When cameras captured dozens of shoppers thronging a market in Mumbai’s low-income Dongri area last week, violating the countrywide lockdown begun on March 25, officials called in the police to disperse the crowd.
Twenty minutes later, the footage from Dongri showed only a handful of people still milling around.
To help enforce a lockdown in what is one of the most densely populated areas on earth, authorities are using drones, re-oriented traffic cameras, and heat maps, but these can fall short when it comes to maze-like slum alleys.
“Hundreds will fall through the cracks, thousands. But as long as it is not in millions we are safe,” Praveen Pardeshi, who heads the city’s main civic body, told Reuters in an interview.
Mumbai is home to around 12 million people, of which some 65% live in slums. A further six million people are estimated to live in peripheral districts.
Confirmed cases in the city have ticked up above 1,900, including 113 deaths, making up around 15% of India’s more than 12,000 known cases.
Mumbai’s Dharavi, often considered Asia’s biggest slum with an estimated 1 million residents, has reported 71 cases and experts fear the number could climb quickly.
Authorities stress that part of Mumbai’s high rates stem from more aggressive testing. The city has conducted 2,374 tests per million, versus 448 per million in capital New Delhi, according to a Mumbai government report reviewed by Reuters on Thursday.
Around 82% of coronavirus patients in Mumbai are stable, with just 2% requiring critical care, the data shows.
“If this percentage remains of stable cases, then we are through,” said Pardeshi.
Authorities have cordoned off parts of the slums, set up special fever clinics and created massive quarantine centres in a stadium and empty government buildings.
But the restrictions are hard to observe when living at such close quarter.
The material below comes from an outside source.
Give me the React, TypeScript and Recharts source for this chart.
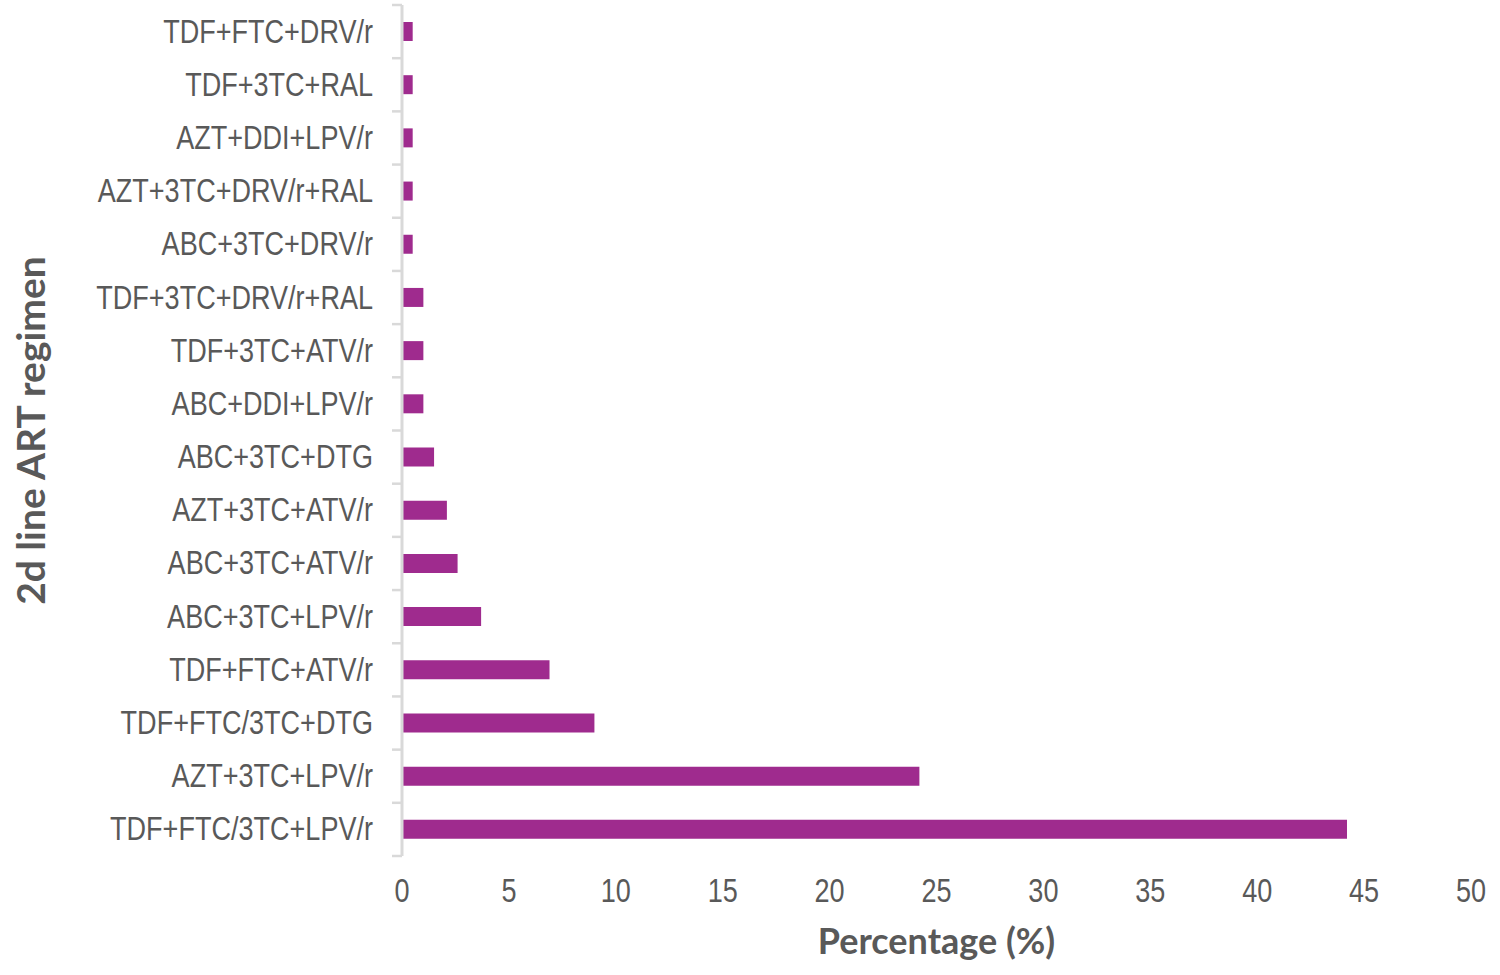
import React from "react";
import { BarChart, Bar, XAxis, YAxis, Label } from "recharts";

const categories = [
  "TDF+FTC+DRV/r",
  "TDF+3TC+RAL",
  "AZT+DDI+LPV/r",
  "AZT+3TC+DRV/r+RAL",
  "ABC+3TC+DRV/r",
  "TDF+3TC+DRV/r+RAL",
  "TDF+3TC+ATV/r",
  "ABC+DDI+LPV/r",
  "ABC+3TC+DTG",
  "AZT+3TC+ATV/r",
  "ABC+3TC+ATV/r",
  "ABC+3TC+LPV/r",
  "TDF+FTC+ATV/r",
  "TDF+FTC/3TC+DTG",
  "AZT+3TC+LPV/r",
  "TDF+FTC/3TC+LPV/r",
];

const percentages = [0.5, 0.5, 0.5, 0.5, 0.5, 1.0, 1.0, 1.0, 1.5, 2.1, 2.6, 3.7, 6.9, 9.0, 24.2, 44.2];

const xTicks = [0, 5, 10, 15, 20, 25, 30, 35, 40, 45, 50];

const data = categories.map((name, i) => ({ name, value: percentages[i] }));

const W = 1500;
const H = 975;
const M = { top: 5, right: 29, bottom: 0, left: 0 };
const Y_AXIS_W = 402;
const X_AXIS_H = 119;
const PLOT_H = H - M.top - M.bottom - X_AXIS_H;
const BAND = PLOT_H / categories.length;

const TEXT = "#595959";
const AXIS = "#d9d9d9";
const TICK_FONT = "'Liberation Sans', Arial, sans-serif";
const TICK_SIZE = 33;
const NARROW = 0.82;
const TITLE_FONT = "Lato, 'Open Sans', sans-serif";

const YTick = (props: any) => {
  const { y, payload, index } = props;
  return (
    <g>
      {index === 0 && (
        <line x1={Y_AXIS_W - 10} x2={Y_AXIS_W} y1={y - BAND / 2} y2={y - BAND / 2} stroke={AXIS} strokeWidth={2.5} />
      )}
      <line x1={Y_AXIS_W - 10} x2={Y_AXIS_W} y1={y + BAND / 2} y2={y + BAND / 2} stroke={AXIS} strokeWidth={2.5} />
      <text
        transform={`translate(${Y_AXIS_W - 29},${y + 11}) scale(${NARROW},1)`}
        textAnchor="end"
        fill={TEXT}
        fontSize={TICK_SIZE}
        fontFamily={TICK_FONT}
      >
        {payload.value}
      </text>
    </g>
  );
};

const XTick = (props: any) => {
  const { x, payload } = props;
  return (
    <text
      transform={`translate(${x},${H - X_AXIS_H + 46}) scale(${NARROW},1)`}
      textAnchor="middle"
      fill={TEXT}
      fontSize={TICK_SIZE}
      fontFamily={TICK_FONT}
    >
      {payload.value}
    </text>
  );
};

export default function App() {
  return (
    <div style={{ position: "absolute", left: 0, top: 0, width: W, height: H, background: "#fff" }}>
      <style>{"body{margin:0;}"}</style>
      <BarChart width={W} height={H} data={data} layout="vertical" margin={M} barCategoryGap="64%">
        <XAxis
          type="number"
          domain={[0, 50]}
          ticks={xTicks}
          axisLine={false}
          tickLine={false}
          tick={<XTick />}
          height={X_AXIS_H}
          interval={0}
        >
          <Label
            value="Percentage (%)"
            position="insideBottom"
            offset={21}
            fill={TEXT}
            fontSize={36}
            fontWeight="bold"
            fontFamily={TITLE_FONT}
          />
        </XAxis>
        <YAxis
          type="category"
          dataKey="name"
          width={Y_AXIS_W}
          axisLine={{ stroke: AXIS, strokeWidth: 3 }}
          tickLine={false}
          tick={<YTick />}
          interval={0}
        >
          <Label
            value="2d line ART regimen"
            angle={-90}
            position="insideLeft"
            offset={0}
            dx={31}
            textAnchor="middle"
            fill={TEXT}
            fontSize={39}
            fontWeight="bold"
            fontFamily={TITLE_FONT}
          />
        </YAxis>
        <Bar dataKey="value" fill="#9F2B8E" barSize={19} isAnimationActive={false} />
      </BarChart>
    </div>
  );
}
On a recent afternoon in a narrow passage encumbered by goats and electrical wire, police officers pleaded with a dozen Dharavi residents to go home.
Asif Siddiqui, a construction shop worker who lives in a one-room apartment with six family members, stayed put.
“They ask us to keep one meter distance, but my home is two meters long. We are trying to co-operate, but it is impossible to stay home in a place like this,” said Siddiqui.